In general, C code will C compile on a C++ compiler, but not the other way round. C is usually the language of choice for any embedded program of low or medium complexity, so will suit us well here. For simplicity, therefore, we aim to use only C in the programs we develop. It should be recognized, however, that the mbed API is written in C++ and uses the features of that language to the full. We will aim to outline any essential features when we come to them.
Program Design and Structure
There are numerous challenges when tackling an embedded system design project. It is usually wise first to consider the software design structure, particularly with large and multi-functional projects. It is not possible to program all functionality into a single control loop, so the approach for breaking up code into understandable features should be well thought out. In particular, it helps to ensure that the following can be achieved:
- that code is readable, structured and documented
- that code can be tested for performance in a modular form
- that development reuses existing code utilities to keep development time short
- that code design supports multiple engineers working on a single project
- that future upgrades to code can be implemented efficiently.
There are various C/C++ programming techniques that enable these design requirements to be considered, as discussed here, including: functions, flow charts, pseudocode and code reuse.
The role of Functions
A function is a portion of code within a larger program. The function performs a specific task and is relatively independent of the main code. Functions can be used to manipulate data; this is particularly useful if several similar data manipulations are required in the program. Data values can be input to the function and the function can return the result to the main program. Functions, therefore, are particularly useful for coding mathematical algorithms, look-up tables and data conversions, as well as control features that may operate on a number of different parallel data streams. It is also possible to use functions with no input or output data, simply to reduce code size and to improve readability of code. Figure 6.1 illustrates a function call.
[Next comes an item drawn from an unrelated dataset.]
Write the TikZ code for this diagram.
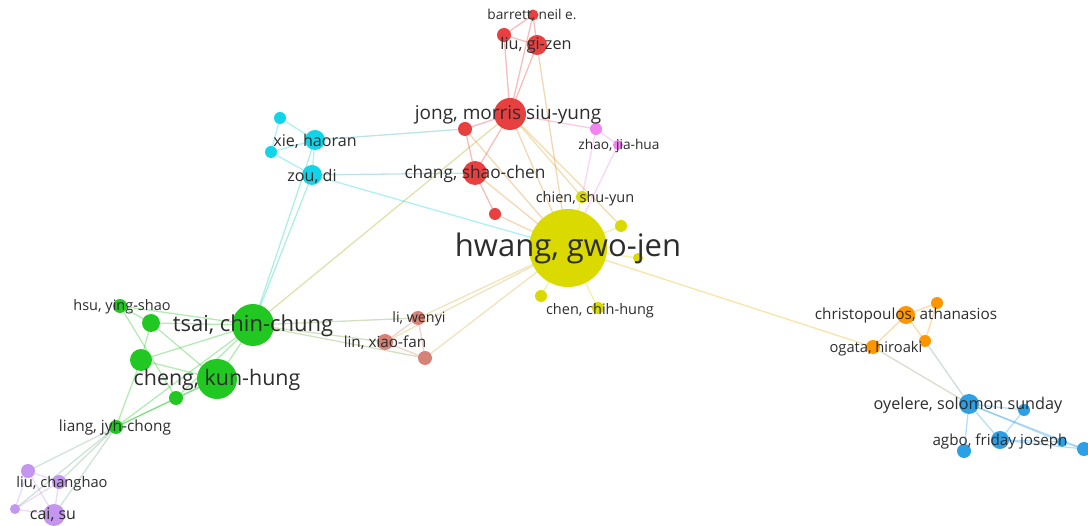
\documentclass[tikz,border=0pt]{standalone}
\usepackage{fontspec}
\setmainfont{Open Sans}
\pgfdeclarelayer{bg}
\pgfdeclarelayer{edges}
\pgfsetlayers{bg,edges,main}
\definecolor{yel}{RGB}{218,218,0}
\definecolor{rd}{RGB}{232,64,64}
\definecolor{grn}{RGB}{34,200,34}
\definecolor{cyn}{RGB}{17,212,232}
\definecolor{pur}{RGB}{196,150,240}
\definecolor{brn}{RGB}{214,130,118}
\definecolor{org}{RGB}{255,150,0}
\definecolor{blu}{RGB}{44,160,230}
\definecolor{pnk}{RGB}{242,132,242}
\definecolor{txt}{RGB}{45,45,45}
\tikzset{
  vn/.style={circle, inner sep=0pt, minimum size=#1},
  lbl/.style={text=txt, inner sep=0pt, font=\fontsize{#1}{#1}\selectfont},
  ed/.style={draw=#1, line width=1.3pt, draw opacity=0.34},
}
\begin{document}
\begin{tikzpicture}[x=1pt,y=-1pt]
\begin{pgfonlayer}{bg}
\fill[white] (0,0) rectangle (1088,526);
\end{pgfonlayer}
\useasboundingbox (0,0) rectangle (1088,526);
% ---- nodes ----
% yellow
\node[vn=78, fill=yel] (hw) at (568,248) {};
\node[vn=12, fill=yel] (chien) at (582,197) {};
\node[vn=12, fill=yel] (y1) at (621,226) {};
\node[vn=10, fill=yel] (y2) at (638,258) {};
\node[vn=12, fill=yel] (y3) at (541,296) {};
\node[vn=12, fill=yel] (chen) at (598,308) {};
% red
\node[vn=32, fill=rd] (jong) at (510,114) {};
\node[vn=14, fill=rd] (r1) at (465,129) {};
\node[vn=24, fill=rd] (chang) at (475,173) {};
\node[vn=12, fill=rd] (r2) at (495,214) {};
\node[vn=20, fill=rd] (liu) at (537,45) {};
\node[vn=14, fill=rd] (r3) at (504,35) {};
\node[vn=11, fill=rd] (barrett) at (533,15) {};
% pink
\node[vn=12, fill=pnk] (p1) at (596,129) {};
\node[vn=10, fill=pnk] (zhao) at (618,145) {};
% cyan
\node[vn=20, fill=cyn] (xie) at (315,140) {};
\node[vn=12, fill=cyn] (c1) at (280,118) {};
\node[vn=12, fill=cyn] (c2) at (271,152) {};
\node[vn=20, fill=cyn] (zou) at (312,175) {};
% green
\node[vn=42, fill=grn] (tsai) at (253,325) {};
\node[vn=40, fill=grn] (cheng) at (217,379) {};
\node[vn=14, fill=grn] (hsu) at (120,306) {};
\node[vn=18, fill=grn] (g1) at (151,323) {};
\node[vn=22, fill=grn] (g2) at (141,360) {};
\node[vn=14, fill=grn] (g3) at (176,398) {};
\node[vn=14, fill=grn] (liang) at (116,427) {};
% purple
\node[vn=14, fill=pur] (v1) at (28,471) {};
\node[vn=14, fill=pur] (v2) at (59,482) {};
\node[vn=10, fill=pur] (v3) at (15,509) {};
\node[vn=22, fill=pur] (cai) at (54,515) {};
% brown
\node[vn=14, fill=brn] (wenyi) at (418,318) {};
\node[vn=16, fill=brn] (lin) at (385,342) {};
\node[vn=14, fill=brn] (b1) at (425,358) {};
% orange
\node[vn=18, fill=org] (christ) at (906,315) {};
\node[vn=12, fill=org] (o1) at (937,303) {};
\node[vn=12, fill=org] (o2) at (925,341) {};
\node[vn=14, fill=org] (ogata) at (873,347) {};
% blue
\node[vn=20, fill=blu] (oyelere) at (969,404) {};
\node[vn=12, fill=blu] (bl1) at (1024,410) {};
\node[vn=18, fill=blu] (agbo) at (1000,440) {};
\node[vn=14, fill=blu] (bl2) at (964,451) {};
\node[vn=10, fill=blu] (bl3) at (1062,442) {};
\node[vn=14, fill=blu] (bl4) at (1084,449) {};
% ---- edges ----
\begin{pgfonlayer}{edges}
% red cluster
\draw[ed=rd] (barrett.center) -- (r3.center);
\draw[ed=rd] (barrett.center) -- (liu.center);
\draw[ed=rd] (r3.center) -- (liu.center);
\draw[ed=rd] (r3.center) -- (jong.center);
\draw[ed=rd] (liu.center) -- (jong.center);
\draw[ed=rd] (barrett.center) -- (jong.center);
\draw[ed=rd!50!yel] (liu.center) -- (hw.center);
\draw[ed=rd] (jong.center) -- (r1.center);
\draw[ed=rd] (jong.center) -- (chang.center);
\draw[ed=rd] (r1.center) -- (chang.center);
\draw[ed=rd] (chang.center) -- (r2.center);
\draw[ed=rd!50!yel] (jong.center) -- (hw.center);
\draw[ed=rd!40!yel] (jong.center) -- (chien.center);
\draw[ed=rd!40!yel] (jong.center) -- (y1.center);
\draw[ed=rd!50!yel] (chang.center) -- (hw.center);
\draw[ed=rd!50!yel] (r1.center) -- (hw.center);
\draw[ed=rd!50!yel] (r2.center) -- (hw.center);
\draw[ed=pnk!60!rd] (jong.center) -- (p1.center);
% pink
\draw[ed=pnk] (p1.center) -- (zhao.center);
\draw[ed=pnk] (p1.center) -- (chien.center);
\draw[ed=pnk] (zhao.center) -- (hw.center);
% cyan
\draw[ed=cyn] (c1.center) -- (xie.center);
\draw[ed=cyn] (c1.center) -- (c2.center);
\draw[ed=cyn] (c2.center) -- (xie.center);
\draw[ed=cyn] (c2.center) -- (zou.center);
\draw[ed=cyn] (xie.center) -- (zou.center);
\draw[ed=cyn!60!gray] (xie.center) -- (r1.center);
\draw[ed=cyn!60!gray] (zou.center) -- (chang.center);
\draw[ed=cyn] (zou.center) -- (hw.center);
\draw[ed=cyn!70!grn] (tsai.center) -- (zou.center);
\draw[ed=cyn!70!grn] (tsai.center) -- (xie.center);
\draw[ed=org!60!grn] (tsai.center) -- (jong.center);
% yellow
\draw[ed=yel] (hw.center) -- (chien.center);
\draw[ed=yel] (hw.center) -- (y1.center);
\draw[ed=yel] (hw.center) -- (y2.center);
\draw[ed=yel] (hw.center) -- (y3.center);
\draw[ed=yel] (hw.center) -- (chen.center);
\draw[ed=org!60!yel] (hw.center) -- (ogata.center);
% brown
\draw[ed=brn] (wenyi.center) -- (lin.center);
\draw[ed=brn] (wenyi.center) -- (b1.center);
\draw[ed=brn] (lin.center) -- (b1.center);
\draw[ed=brn!50!yel] (wenyi.center) -- (hw.center);
\draw[ed=brn!50!yel] (lin.center) -- (hw.center);
\draw[ed=brn!50!yel] (b1.center) -- (hw.center);
\draw[ed=brn!50!grn] (tsai.center) -- (wenyi.center);
\draw[ed=brn!50!grn] (tsai.center) -- (lin.center);
\draw[ed=brn!50!grn] (tsai.center) -- (b1.center);
% green
\draw[ed=grn] (tsai.center) -- (cheng.center);
\draw[ed=grn] (tsai.center) -- (hsu.center);
\draw[ed=grn] (tsai.center) -- (g1.center);
\draw[ed=grn] (tsai.center) -- (g2.center);
\draw[ed=grn] (tsai.center) -- (g3.center);
\draw[ed=grn] (tsai.center) -- (liang.center);
\draw[ed=grn] (cheng.center) -- (g2.center);
\draw[ed=grn] (cheng.center) -- (g3.center);
\draw[ed=grn] (cheng.center) -- (liang.center);
\draw[ed=grn] (cheng.center) -- (g1.center);
\draw[ed=grn] (hsu.center) -- (g1.center);
\draw[ed=grn] (hsu.center) -- (g3.center);
\draw[ed=grn] (g1.center) -- (g2.center);
\draw[ed=grn] (g2.center) -- (liang.center);
\draw[ed=grn] (g3.center) -- (liang.center);
% purple
\draw[ed=pur] (v1.center) -- (v2.center);
\draw[ed=pur] (v1.center) -- (cai.center);
\draw[ed=pur] (v1.center) -- (v3.center);
\draw[ed=pur] (v2.center) -- (v3.center);
\draw[ed=pur] (v2.center) -- (cai.center);
\draw[ed=pur] (v3.center) -- (cai.center);
\draw[ed=pur!50!grn] (liang.center) -- (v1.center);
\draw[ed=pur!50!grn] (liang.center) -- (v2.center);
\draw[ed=pur!50!grn] (liang.center) -- (cai.center);
\draw[ed=pur!50!grn] (liang.center) -- (v3.center);
% orange
\draw[ed=org] (christ.center) -- (o1.center);
\draw[ed=org] (christ.center) -- (o2.center);
\draw[ed=org] (christ.center) -- (ogata.center);
\draw[ed=org] (o1.center) -- (o2.center);
\draw[ed=org!50!blu] (ogata.center) -- (oyelere.center);
\draw[ed=org!40!blu] (o2.center) -- (oyelere.center);
% blue
\draw[ed=blu] (oyelere.center) -- (bl1.center);
\draw[ed=blu] (oyelere.center) -- (agbo.center);
\draw[ed=blu] (oyelere.center) -- (bl2.center);
\draw[ed=blu] (oyelere.center) -- (bl3.center);
\draw[ed=blu] (oyelere.center) -- (bl4.center);
\draw[ed=blu] (bl1.center) -- (agbo.center);
\draw[ed=blu] (agbo.center) -- (bl3.center);
\draw[ed=blu] (agbo.center) -- (bl4.center);
\draw[ed=blu] (bl3.center) -- (bl4.center);
\end{pgfonlayer}
% ---- labels ----
\node[lbl=31] (hw-l) at (568,248) {hwang, gwo-jen};
\node[lbl=19] (jong-l) at (508,115) {jong, morris siu-yung};
\node[lbl=17.3] (chang-l) at (475,174) {chang, shao-chen};
\node[lbl=16.2] (liu-l) at (536,45) {liu, gi-zen};
\node[lbl=13.7] (barrett-l) at (532,15) {barrett, neil e.};
\node[lbl=13.7] (zhao-l) at (619,146) {zhao, jia-hua};
\node[lbl=14.5] (chien-l) at (585,199) {chien, shu-yun};
\node[lbl=14.5] (chen-l) at (600,311) {chen, chih-hung};
\node[lbl=16.1] (xie-l) at (315,141) {xie, haoran};
\node[lbl=16.1] (zou-l) at (312,176) {zou, di};
\node[lbl=22] (tsai-l) at (253,326) {tsai, chin-chung};
\node[lbl=21.4] (cheng-l) at (217,380) {cheng, kun-hung};
\node[lbl=14.5] (hsu-l) at (122,307) {hsu, ying-shao};
\node[lbl=15.4] (liang-l) at (115,428) {liang, jyh-chong};
\node[lbl=14.7] (v2-l) at (62,484) {liu, changhao};
\node[lbl=16] (cai-l) at (53,515) {cai, su};
\node[lbl=14.3] (wenyi-l) at (419,319) {li, wenyi};
\node[lbl=15.3] (lin-l) at (385,343) {lin, xiao-fan};
\node[lbl=15.3] (christ-l) at (906,316) {christopoulos, athanasios};
\node[lbl=14.7] (ogata-l) at (876,349) {ogata, hiroaki};
\node[lbl=16.2] (oyelere-l) at (968,405) {oyelere, solomon sunday};
\node[lbl=15.2] (agbo-l) at (1000,442) {agbo, friday joseph};
\end{tikzpicture}
\end{document}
There are several advantages when using functions. First, a function is written once and compiled into one area of memory, irrespective of the number of times that it is called from the main program, so program memory is reduced. Functions also allow clean and manageable code to be designed, allowing software to be well structured and readable at a number of levels of abstraction. The use of functions also enables the practice of modular coding, where teams of software engineers are often required to develop large and advanced applications. Writing code with functions therefore allows one engineer to develop a particular software feature, while another engineer may take responsibility for something else.
Using functions is not always completely beneficial, however. There is a small execution time overhead in storing program position data and jumping and returning from the function, but this should only be an issue for consideration in the most time-critical systems. Furthermore, it is possible to ‘nest’ functions within functions, which can sometimes make software challenging to follow. A limitation of C functions is that only a single value can be returned from the function, and arrays of data cannot be passed to or from a function (only single-value variables can be used). Working with functions and modular techniques therefore requires a considered software structure to be designed and evaluated before programming is started.
Using Flowcharts to Define Code Structure
It is often useful to use a flowchart to indicate the operation of program flow and the use of functions. Code flow can be designed using a flowchart prior to coding. Figure 6.2 shows some of the flowchart symbols that are used.
For example, take the following software design specification:
Design a program to increment continuously the output of a seven-segment numerical light-emitting diode (LED) display (as shown in Figure 6.3, and similar to the one used in Part 1) through the numbers 0 to 9, then reset back to 0 to continue counting. This includes:
- Use a function to convert a hexadecimal counter byte A to the relevant seven- segment LED output byte B.
- Output the LED output byte to light the correct segment LEDs.
- If the count value is greater than 9, then reset to zero.
- Delay for 500 ms to ensure that the LED output counts up at a rate that is easily visible.
The output of the seven-segment display has been discussed previously in Part 1 and in particular in Table 3.4. A feasible software design is shown in Figure 6.4.
Flowcharts allow us to visualize the order of operations of code and to make judgments on which sections of a program may require the most attention or take the most effort to develop. They also help with communicating a potential design with non-engineers, which may hold the key to designing a system that meets a very detailed specification.